Но этот предмет остается чистым ничто в смысле какой-либо внятной определенности, отчетливости. Что можно сказать о предмете своей любви? Мы всякий раз будем говорить только о своем чувстве, своем желании. Сам предмет остается бесконечной загадкой, эта-то загадочность и влечет. Мы надеемся не на окончательную понятность, но на бесконечность движения, обеспеченную именно отсутствием ясности — а ясность и есть четко обозначенный предел и граница. Но граница и предел поставляют насыщение и исполнение, а значит, приостанавливают движение любви и страстный поиск. Потому принципиальная неопределенность есть условие всякой подлинной любви. Движение возможно только при отсутствии конечности, остановки (приближение не задается и не обеспечивается никаким пределом).

Так ли обычно и «свойственно» человеку выражать понимаемое в речи?

Откуда доносятся до нас именования, коими вещи вторгаются в нашу речь? Какая сила выводит на свет знание — и тебя, узнающего? Ослепление знанием обманчиво. Пелена, спадающая с глаз, никогда не исчезает вовсе.

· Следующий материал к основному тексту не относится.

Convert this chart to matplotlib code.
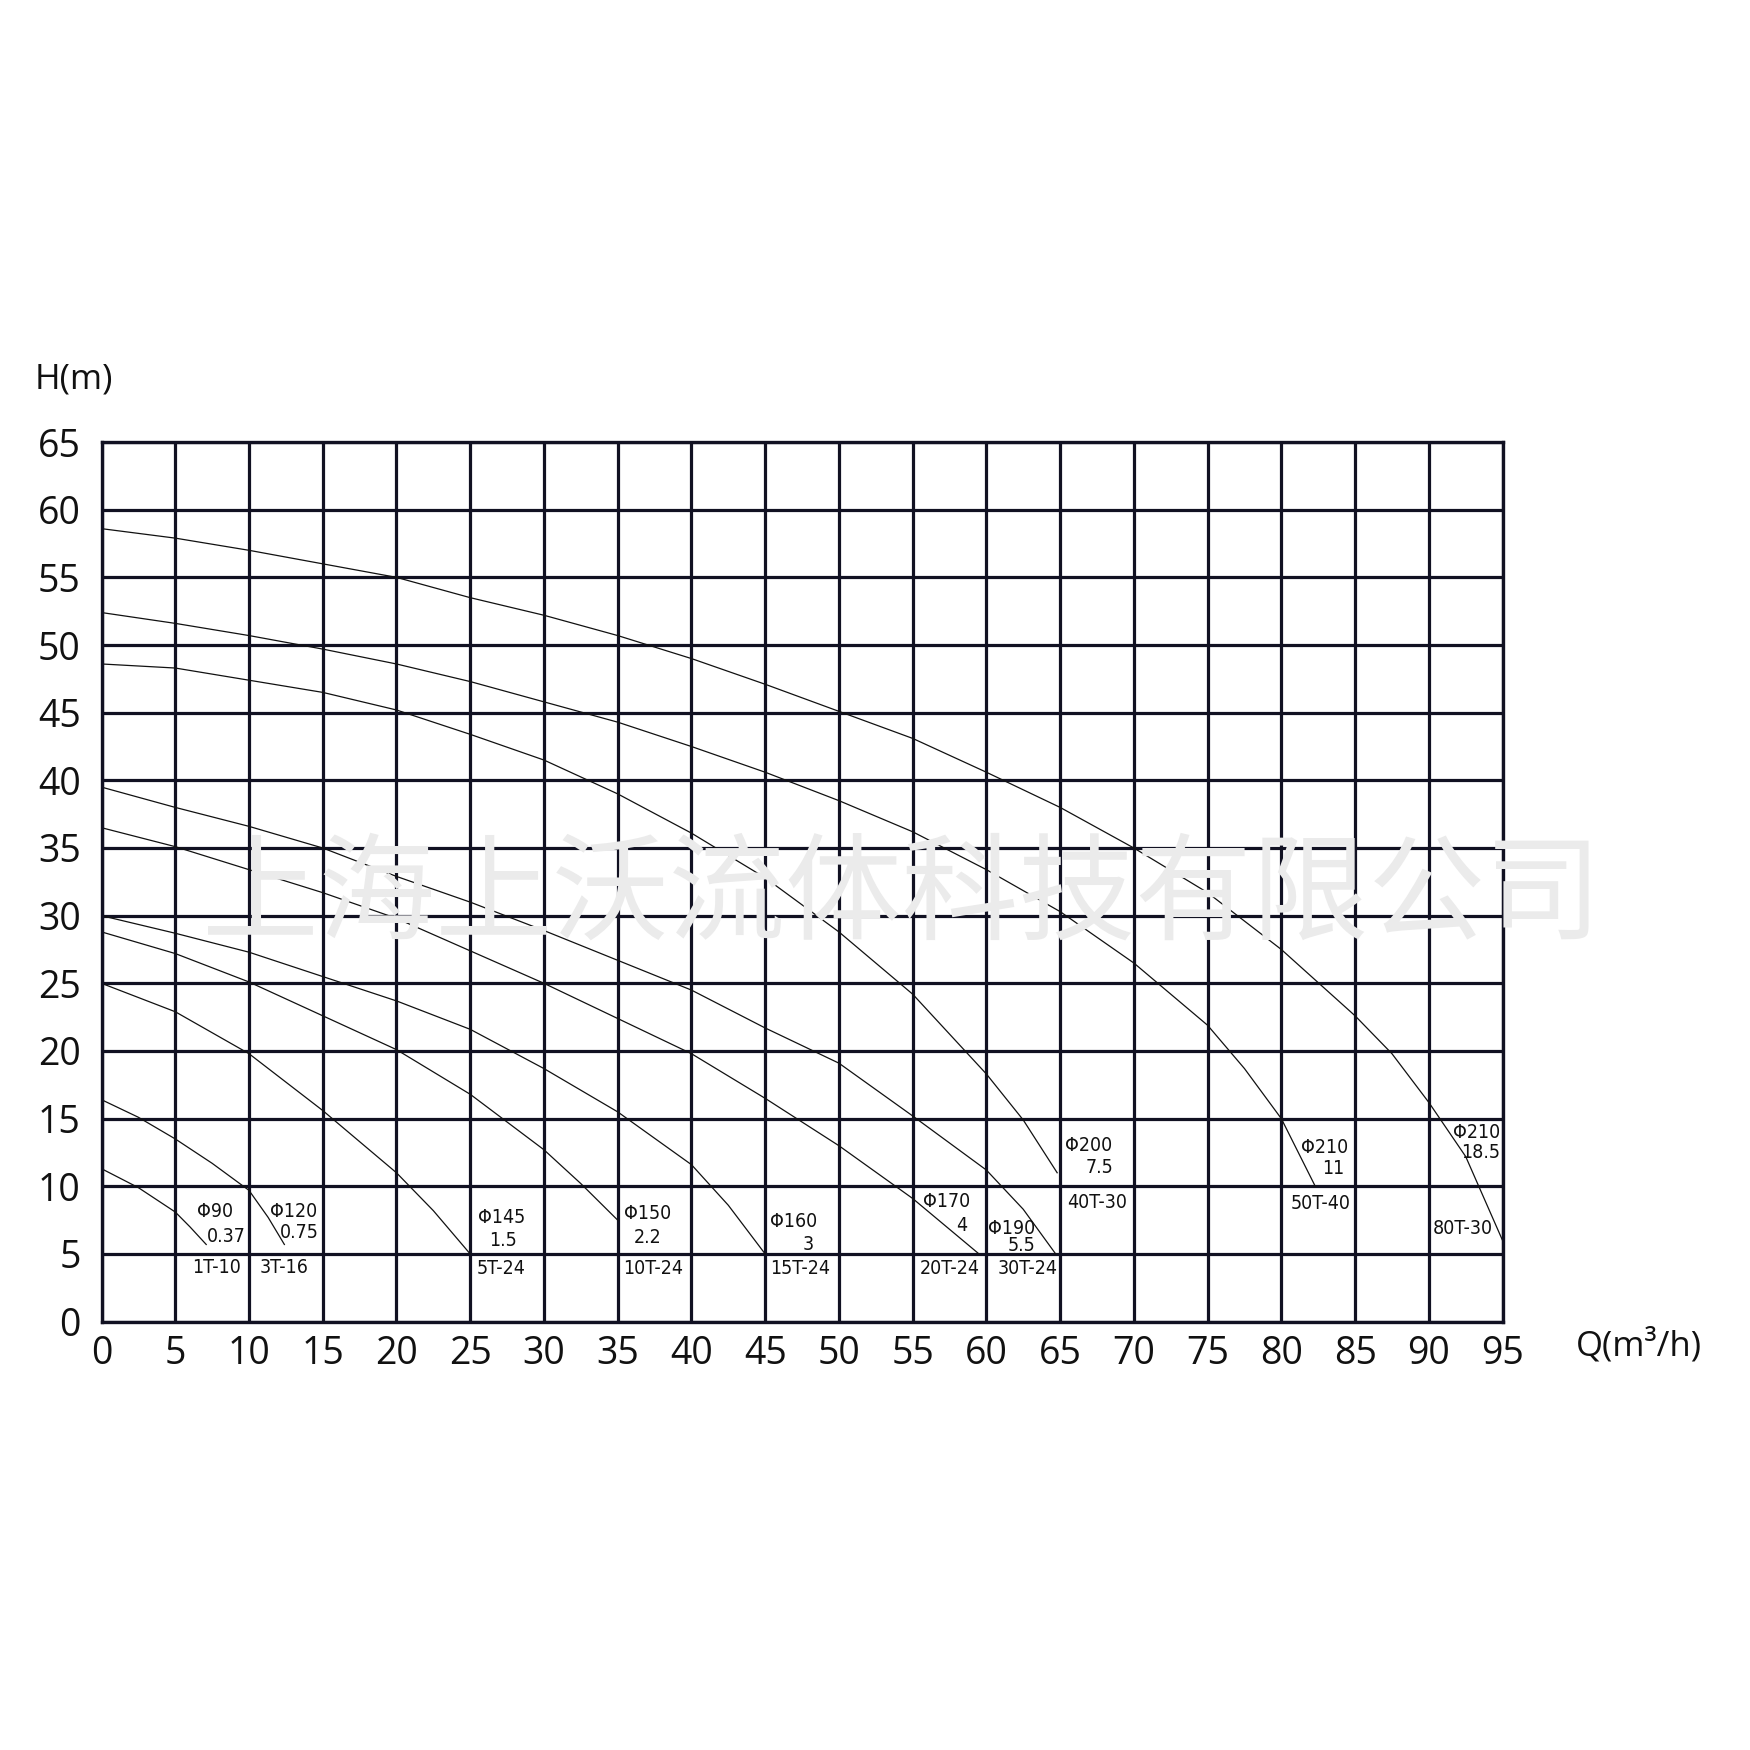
import matplotlib
matplotlib.use("Agg")
import matplotlib.pyplot as plt

# ---- data ----
x_ticks = list(range(0, 100, 5))
y_ticks = list(range(0, 70, 5))

q_90 = [0, 2.5, 5, 6, 7.1]
h_90 = [11.3, 9.9, 8.1, 7.0, 5.7]

q_120 = [0, 2.5, 5, 7.5, 10, 11.3, 12.4]
h_120 = [16.4, 15.1, 13.5, 11.7, 9.7, 7.7, 5.7]

q_145 = [0, 5, 10, 15, 20, 22.5, 25]
h_145 = [25.0, 22.9, 19.8, 15.6, 11.0, 8.2, 5.0]

q_150 = [0, 5, 10, 15, 20, 25, 30, 32.5, 35]
h_150 = [28.8, 27.2, 25.1, 22.6, 20.1, 16.8, 12.7, 10.2, 7.5]

q_160 = [0, 5, 10, 15, 20, 25, 30, 35, 40, 42.5, 45]
h_160 = [30.0, 28.7, 27.3, 25.5, 23.7, 21.6, 18.7, 15.5, 11.6, 8.6, 5.0]

q_170 = [0, 5, 10, 15, 20, 25, 30, 35, 40, 45, 50, 55, 59.5]
h_170 = [36.5, 35.1, 33.4, 31.7, 29.8, 27.4, 25.0, 22.4, 19.8, 16.5, 13.0, 9.1, 5.0]

q_190 = [0, 5, 10, 15, 20, 25, 30, 35, 40, 45, 50, 55, 60, 62.5, 64.7]
h_190 = [39.5, 38.0, 36.6, 35.0, 32.9, 31.0, 28.9, 26.7, 24.5, 21.7, 19.1, 15.2, 11.2, 8.3, 5.0]

q_200 = [0, 5, 10, 15, 20, 25, 30, 35, 40, 45, 50, 55, 60, 62.5, 64.8]
h_200 = [48.6, 48.3, 47.4, 46.5, 45.2, 43.4, 41.5, 39.0, 36.1, 32.8, 28.8, 24.2, 18.3, 14.9, 11.0]

q_210a = [0, 5, 10, 15, 20, 25, 30, 35, 40, 45, 50, 55, 60, 65, 70, 75, 77.5, 80, 82.3]
h_210a = [52.4, 51.6, 50.7, 49.7, 48.6, 47.3, 45.8, 44.3, 42.5, 40.6, 38.5, 36.2, 33.4, 30.3,
          26.5, 21.9, 18.7, 15.0, 10.0]

q_210b = [0, 5, 10, 15, 20, 25, 30, 35, 40, 45, 50, 55, 60, 65, 70, 75, 80, 85, 87.5, 90, 92.5, 95]
h_210b = [58.6, 57.9, 57.0, 56.0, 55.0, 53.5, 52.2, 50.7, 49.0, 47.1, 45.1, 43.1, 40.6, 38.0,
          35.0, 31.7, 27.5, 22.6, 19.8, 16.2, 12.2, 6.0]

curves = [(q_90, h_90), (q_120, h_120), (q_145, h_145), (q_150, h_150), (q_160, h_160),
          (q_170, h_170), (q_190, h_190), (q_200, h_200), (q_210a, h_210a), (q_210b, h_210b)]

# annotation texts and their anchor positions (data coords)
label_texts = ["Φ90", "0.37", "1T-10", "Φ120", "0.75", "3T-16",
               "Φ145", "1.5", "5T-24", "Φ150", "2.2", "10T-24",
               "Φ160", "3", "15T-24", "Φ170", "4", "20T-24",
               "Φ190", "5.5", "30T-24", "Φ200", "7.5", "40T-30",
               "Φ210", "11", "50T-40", "Φ210", "18.5", "80T-30"]
label_x = [7.7, 8.45, 7.8, 13.05, 13.4, 12.4,
           27.1, 27.2, 27.1, 37.0, 37.05, 37.4,
           46.9, 47.9, 47.35, 57.3, 58.3, 57.5,
           61.7, 62.4, 62.8, 66.96, 67.7, 67.5,
           82.95, 83.5, 82.7, 93.25, 93.5, 92.3]
label_y = [8.1, 6.3, 4.0, 8.1, 6.55, 4.0,
           7.7, 6.0, 3.9, 7.96, 6.2, 3.9,
           7.4, 5.7, 3.9, 8.85, 7.1, 3.9,
           6.85, 5.6, 3.9, 13.0, 11.4, 8.8,
           12.9, 11.3, 8.7, 14.0, 12.5, 6.85]

watermark = "上海上沃流体科技有限公司"

# ---- figure ----
fig = plt.figure(figsize=(17.5, 17.5), dpi=100)
fig.patch.set_facecolor("white")

# watermark behind everything
fig.text(0.515, 0.487, watermark, fontsize=84, color="#ebebeb",
         family=["Noto Sans CJK SC", "DejaVu Sans"], ha="center", va="center",
         zorder=0, fontweight="light")

ax = fig.add_axes([0.058, 0.2448, 0.8006, 0.5026])
ax.set_facecolor("none")
ax.set_xlim(0, 95)
ax.set_ylim(0, 65)
ax.set_xticks(x_ticks)
ax.set_yticks(y_ticks)
ax.set_xticklabels([str(v) for v in x_ticks])
ax.set_yticklabels([str(v) for v in y_ticks])
ax.tick_params(length=0, labelsize=27, pad=10)
ax.tick_params(axis="y", pad=15)
for lab in ax.get_xticklabels() + ax.get_yticklabels():
    lab.set_family(["Open Sans", "DejaVu Sans"])
    lab.set_color("#111111")

ax.grid(True, color="#111122", linewidth=2.3)
for s in ax.spines.values():
    s.set_linewidth(2.4)
    s.set_color("#111122")

for q, h in curves:
    ax.plot(q, h, color="#111111", linewidth=0.9, solid_joinstyle="round")

for t, x, y in zip(label_texts, label_x, label_y):
    ax.text(x, y, t, fontsize=14, family=["DejaVu Sans"], fontstretch="condensed",
            ha="center", va="center", color="#111111", zorder=5)

fig.text(0.0421, 0.7834, "H(m)", fontsize=25, family=["Open Sans", "DejaVu Sans"],
         ha="center", va="center", color="#111111")
fig.text(0.9366, 0.2309, "Q(m³/h)", fontsize=25, family=["Open Sans", "DejaVu Sans"],
         ha="center", va="center", color="#111111")

fig.savefig("out.png", dpi=100, facecolor="white")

Она начинает застилать не взгляд, но вязать язык, липнуть к губам, скрипеть на зубах, не давая речи обрести модус действительности/действенности. Как речь моя далека от вещей, как мысль моя чужда подлинности и первозданной невинности мира, а взгляд отвержен реальностью в своих посягательствах! Но что, в действительности, требуется осмыслить, так это настоятельность речи, требование непременного выражения в слове.

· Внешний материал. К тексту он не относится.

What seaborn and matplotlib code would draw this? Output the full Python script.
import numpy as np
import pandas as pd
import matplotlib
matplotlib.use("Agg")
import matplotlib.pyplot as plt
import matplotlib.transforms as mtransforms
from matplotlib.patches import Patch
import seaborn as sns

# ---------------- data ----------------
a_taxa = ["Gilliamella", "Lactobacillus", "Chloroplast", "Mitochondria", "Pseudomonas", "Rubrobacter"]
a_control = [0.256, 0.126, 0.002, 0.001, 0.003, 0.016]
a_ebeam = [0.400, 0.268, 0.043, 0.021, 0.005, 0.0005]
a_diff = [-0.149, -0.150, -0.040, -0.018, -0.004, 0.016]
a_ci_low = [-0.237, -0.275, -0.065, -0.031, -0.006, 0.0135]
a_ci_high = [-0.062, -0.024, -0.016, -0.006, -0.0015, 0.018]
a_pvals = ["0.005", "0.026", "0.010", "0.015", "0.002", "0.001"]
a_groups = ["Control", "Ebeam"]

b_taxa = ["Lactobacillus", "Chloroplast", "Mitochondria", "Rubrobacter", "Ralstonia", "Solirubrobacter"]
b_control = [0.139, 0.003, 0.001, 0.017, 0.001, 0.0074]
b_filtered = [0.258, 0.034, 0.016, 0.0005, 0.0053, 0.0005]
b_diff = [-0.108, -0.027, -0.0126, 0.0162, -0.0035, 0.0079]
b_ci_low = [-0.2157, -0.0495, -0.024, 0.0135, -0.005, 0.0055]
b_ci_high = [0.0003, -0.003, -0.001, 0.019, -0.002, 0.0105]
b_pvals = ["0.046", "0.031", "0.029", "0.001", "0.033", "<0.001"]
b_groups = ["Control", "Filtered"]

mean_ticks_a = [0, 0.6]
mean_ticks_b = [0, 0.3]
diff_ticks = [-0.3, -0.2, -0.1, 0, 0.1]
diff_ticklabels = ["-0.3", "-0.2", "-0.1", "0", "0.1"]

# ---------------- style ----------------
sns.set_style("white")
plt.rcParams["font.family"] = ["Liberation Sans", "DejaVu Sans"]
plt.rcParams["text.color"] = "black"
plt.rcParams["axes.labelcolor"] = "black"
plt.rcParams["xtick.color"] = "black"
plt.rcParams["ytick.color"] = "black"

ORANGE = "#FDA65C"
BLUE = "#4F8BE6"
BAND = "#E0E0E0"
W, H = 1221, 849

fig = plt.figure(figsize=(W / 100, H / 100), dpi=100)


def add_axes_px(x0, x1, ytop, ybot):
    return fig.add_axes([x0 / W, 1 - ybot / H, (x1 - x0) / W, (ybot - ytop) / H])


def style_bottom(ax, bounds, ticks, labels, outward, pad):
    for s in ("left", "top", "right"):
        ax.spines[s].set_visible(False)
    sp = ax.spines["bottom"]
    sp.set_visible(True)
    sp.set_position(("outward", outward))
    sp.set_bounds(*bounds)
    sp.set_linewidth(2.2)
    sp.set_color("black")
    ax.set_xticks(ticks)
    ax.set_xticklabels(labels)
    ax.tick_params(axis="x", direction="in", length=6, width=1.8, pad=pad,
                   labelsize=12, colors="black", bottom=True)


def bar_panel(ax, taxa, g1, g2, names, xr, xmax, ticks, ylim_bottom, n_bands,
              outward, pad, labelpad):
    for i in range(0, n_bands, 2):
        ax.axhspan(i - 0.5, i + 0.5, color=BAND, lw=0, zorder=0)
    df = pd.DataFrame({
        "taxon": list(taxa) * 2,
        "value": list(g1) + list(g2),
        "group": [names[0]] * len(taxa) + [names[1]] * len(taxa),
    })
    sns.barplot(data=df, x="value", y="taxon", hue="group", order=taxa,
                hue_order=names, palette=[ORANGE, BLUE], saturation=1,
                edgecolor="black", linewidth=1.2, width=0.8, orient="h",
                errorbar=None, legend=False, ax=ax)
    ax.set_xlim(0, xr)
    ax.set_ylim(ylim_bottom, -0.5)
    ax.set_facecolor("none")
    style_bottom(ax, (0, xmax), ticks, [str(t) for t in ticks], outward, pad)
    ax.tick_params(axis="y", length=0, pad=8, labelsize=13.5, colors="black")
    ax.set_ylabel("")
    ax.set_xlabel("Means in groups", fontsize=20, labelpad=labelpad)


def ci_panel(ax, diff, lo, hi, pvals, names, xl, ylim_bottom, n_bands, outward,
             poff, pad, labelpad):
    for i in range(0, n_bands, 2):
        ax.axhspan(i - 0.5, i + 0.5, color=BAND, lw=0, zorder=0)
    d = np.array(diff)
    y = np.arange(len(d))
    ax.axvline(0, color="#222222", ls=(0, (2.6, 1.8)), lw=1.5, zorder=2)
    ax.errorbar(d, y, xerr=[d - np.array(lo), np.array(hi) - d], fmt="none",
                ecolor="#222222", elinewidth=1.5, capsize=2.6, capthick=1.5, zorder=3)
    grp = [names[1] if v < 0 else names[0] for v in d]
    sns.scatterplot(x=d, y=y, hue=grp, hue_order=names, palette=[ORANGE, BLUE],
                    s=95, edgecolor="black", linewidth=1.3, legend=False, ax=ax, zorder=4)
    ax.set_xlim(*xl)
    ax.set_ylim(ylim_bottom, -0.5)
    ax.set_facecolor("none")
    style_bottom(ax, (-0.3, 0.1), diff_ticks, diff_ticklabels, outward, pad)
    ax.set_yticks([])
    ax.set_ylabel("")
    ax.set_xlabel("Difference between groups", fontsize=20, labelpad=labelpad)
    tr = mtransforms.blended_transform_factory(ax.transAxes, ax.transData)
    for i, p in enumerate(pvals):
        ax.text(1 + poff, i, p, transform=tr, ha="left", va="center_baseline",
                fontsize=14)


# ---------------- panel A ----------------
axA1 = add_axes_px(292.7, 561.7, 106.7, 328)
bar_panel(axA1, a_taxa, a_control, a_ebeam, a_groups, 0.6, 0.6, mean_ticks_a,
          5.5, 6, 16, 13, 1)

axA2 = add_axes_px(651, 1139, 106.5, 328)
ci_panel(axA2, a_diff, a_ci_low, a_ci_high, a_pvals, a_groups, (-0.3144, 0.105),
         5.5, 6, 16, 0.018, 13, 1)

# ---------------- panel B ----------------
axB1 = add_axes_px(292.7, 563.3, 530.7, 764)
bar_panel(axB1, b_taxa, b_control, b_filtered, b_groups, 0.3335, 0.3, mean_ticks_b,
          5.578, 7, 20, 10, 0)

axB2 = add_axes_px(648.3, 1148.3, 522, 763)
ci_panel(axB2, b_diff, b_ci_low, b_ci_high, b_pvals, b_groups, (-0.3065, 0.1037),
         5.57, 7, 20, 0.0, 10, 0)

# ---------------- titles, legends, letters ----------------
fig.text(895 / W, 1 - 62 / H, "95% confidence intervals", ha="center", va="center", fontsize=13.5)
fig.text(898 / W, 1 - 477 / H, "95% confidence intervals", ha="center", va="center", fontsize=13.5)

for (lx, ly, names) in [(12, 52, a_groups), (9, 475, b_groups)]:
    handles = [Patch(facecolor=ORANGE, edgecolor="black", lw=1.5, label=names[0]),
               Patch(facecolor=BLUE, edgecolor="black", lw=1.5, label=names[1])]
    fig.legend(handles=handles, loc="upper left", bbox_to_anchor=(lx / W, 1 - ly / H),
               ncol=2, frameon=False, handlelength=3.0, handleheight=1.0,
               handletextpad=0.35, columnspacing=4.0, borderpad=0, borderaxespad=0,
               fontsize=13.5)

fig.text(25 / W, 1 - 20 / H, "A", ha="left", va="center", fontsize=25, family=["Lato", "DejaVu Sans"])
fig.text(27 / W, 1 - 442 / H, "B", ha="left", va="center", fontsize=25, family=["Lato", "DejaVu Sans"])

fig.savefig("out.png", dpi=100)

Все ли возможно выразить в слове? Как говорить о невыразимом или до конца не вмещающемся в слово? Какую роль выполняет речь в акте понимания? Дискурс любви — дискурс незнания. Нарушение границ, крушение барьеров, преступание пределов. Только так может родиться нечто новое, ранее не бывшее. Речь может только прятать чувства, но сложно ее отношение к понятому. Мы укрываемся за словами от пронзительности откровения, от представшего перед взором. Слишком ясная мысль и острота постижения могут быть нейтрализованы речью. Мы приручаем чуждое и неведомое знакомыми словами, связностью и стройностью дискурса.

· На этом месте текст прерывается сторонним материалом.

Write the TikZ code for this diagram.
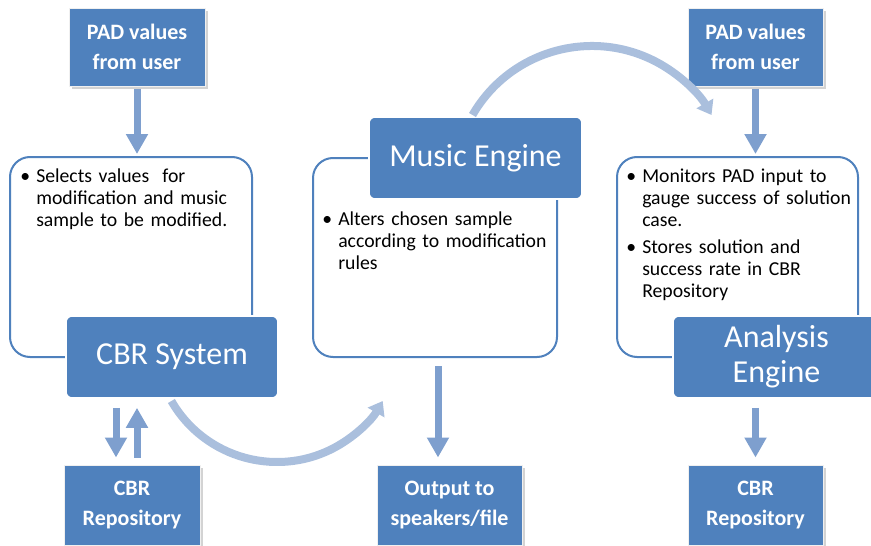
\documentclass[tikz,border=0pt]{standalone}
\usepackage{fontspec}
\setmainfont{Carlito}
\usetikzlibrary{arrows.meta,shadows}
\definecolor{boxblue}{RGB}{79,129,189}
\definecolor{arrblue}{RGB}{126,159,206}
\definecolor{curvblue}{RGB}{170,191,221}
\definecolor{lineblue}{RGB}{79,129,189}
\newcommand\bitem[1]{\hangindent=12pt\hangafter=1\noindent\makebox[12pt][l]{\textbullet}\strut#1\par}
\begin{document}
\begin{tikzpicture}[x=0.75pt,y=0.75pt,
  smallbox/.style={fill=boxblue, draw=gray!12, line width=0.75pt, text=white,
    font=\bfseries\fontsize{16.5pt}{22.5pt}\selectfont, align=center,
    minimum width=102pt, minimum height=60pt, inner sep=0pt,
    drop shadow={shadow xshift=2pt, shadow yshift=-2pt, opacity=0.35}},
  bigbox/.style={fill=boxblue, draw=white, line width=1.2pt, rounded corners=4.5pt,
    text=white, font=\fontsize{24pt}{26.25pt}\selectfont, align=center,
    minimum height=61.5pt, inner sep=0pt},
  panel/.style={draw=lineblue, line width=1.5pt, rounded corners=15pt, fill=white,
    minimum height=150pt, inner sep=0pt},
  bul/.style={anchor=north west, inner sep=0pt, text width=180pt,
    font=\fontsize{14.8pt}{16.5pt}\selectfont},
  arr/.style={draw=arrblue, line width=5.25pt, -{Triangle[width=15.75pt,length=15pt]}},
  curv/.style={draw=curvblue, line width=6pt, -{Triangle[width=14pt,length=10pt]}}]
\useasboundingbox (0,0) rectangle (871,-546);

% panels
\node[panel, minimum width=181.5pt] (L) at (131,-257) {};
\node[panel, minimum width=183pt, minimum height=149.25pt] (M) at (435,-257.5) {};
\node[panel, minimum width=180.75pt] (R) at (737.5,-257) {};

% bullet texts
\node[bul] (tL) at (20,-166.6) {\bitem{Selects values\ \ for\newline modification and music\newline sample to be modified.}};
\node[bul] (tM) at (322,-209.6) {\bitem{Alters chosen sample\newline according to modification\newline rules}};
\node[bul] (tR) at (626,-166.6) {\setlength{\parskip}{3.75pt}\bitem{Monitors PAD input to\newline gauge success of solution\newline case.}\bitem{Stores solution and\newline success rate in CBR\newline Repository}};

% big boxes
\node[bigbox, minimum width=159pt] (CBR) at (172,-357) {CBR System};
\node[bigbox, minimum width=159.75pt] (ME) at (475.5,-158) {Music Engine};
\node[bigbox, minimum width=155.25pt] (AE) at (776.5,-357) {Analysis\\Engine};

% small boxes
\node[smallbox, minimum height=58.5pt] (PAD1) at (137,-47) {PAD values\\from user};
\node[smallbox, minimum height=58.5pt, minimum width=101.25pt] (PAD2) at (755.5,-47) {PAD values\\from user};
\node[smallbox] (Rep1) at (132,-505) {CBR\\Repository};
\node[smallbox, minimum width=108.75pt] (Out) at (449.5,-505) {Output to\\speakers/file};
\node[smallbox, minimum width=101.25pt] (Rep2) at (755.5,-505) {CBR\\Repository};

% helper coordinates
\coordinate (dnx) at (116,0);
\coordinate (upx) at (137,0);
\coordinate (ox) at (438,0);

% straight arrows
\draw[arr, shorten <=1.5pt, shorten >=1.5pt] (PAD1.south) -- (PAD1.south |- L.north);
\draw[arr, shorten <=1.5pt, shorten >=1.5pt] (PAD2.south) -- (PAD2.south |- R.north);
\draw[arr, shorten <=6.75pt, shorten >=5.25pt] (CBR.south -| dnx) -- (Rep1.north -| dnx);
\draw[arr, shorten <=5.25pt, shorten >=6.75pt] (Rep1.north -| upx) -- (CBR.south -| upx);
\draw[arr, shorten <=6pt, shorten >=5.25pt] (M.south -| ox) -- (Out.north -| ox);
\draw[arr, shorten <=6.75pt, shorten >=5.25pt] (AE.south -| Rep2.north) -- (Rep2.north);

% curved arrows
\coordinate (c1) at (171.4,-401);
\draw[curv] (c1) arc[start angle=210, end angle=330, radius=122];
\coordinate (c2) at (472.5,-115);
\draw[curv] (c2) arc[start angle=150, end angle=30, radius=138];
\end{tikzpicture}
\end{document}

Мамардашвили связывает понимание с радостью, пронзительной радостью. Думается, что говорить о пронзительности необходимо, но не о радости, поскольку требуется, прежде всего, элиминировать момент расслабляющей приятности. Мамардашвили использует прекрасные выражения: «чувство необратимой исполненности смысла», «мысль рождается из душевного потрясения». Он говорит, что человеческая жизнь, как и событие понимания, есть нечто невозможное. Непредвиденная, неучтенная, не предуготовленная пронзительная ясность мысли совпадает в этом с пронзительной ясностью любви, в этой своей невозможности. И то проклятье, которое ты бросаешь рано или поздно любимому, ты бросаешь рано или поздно познаваемому предмету: слишком рано или слишком поздно прийти к пониманию всегда слишком. Ты ничего с этим не можешь поделать, и тебе остается лишь уповать, что любимое тобой окажется в этой же точке, в «это же слишком». Любовь, как и понимание, всегда несвоевременны.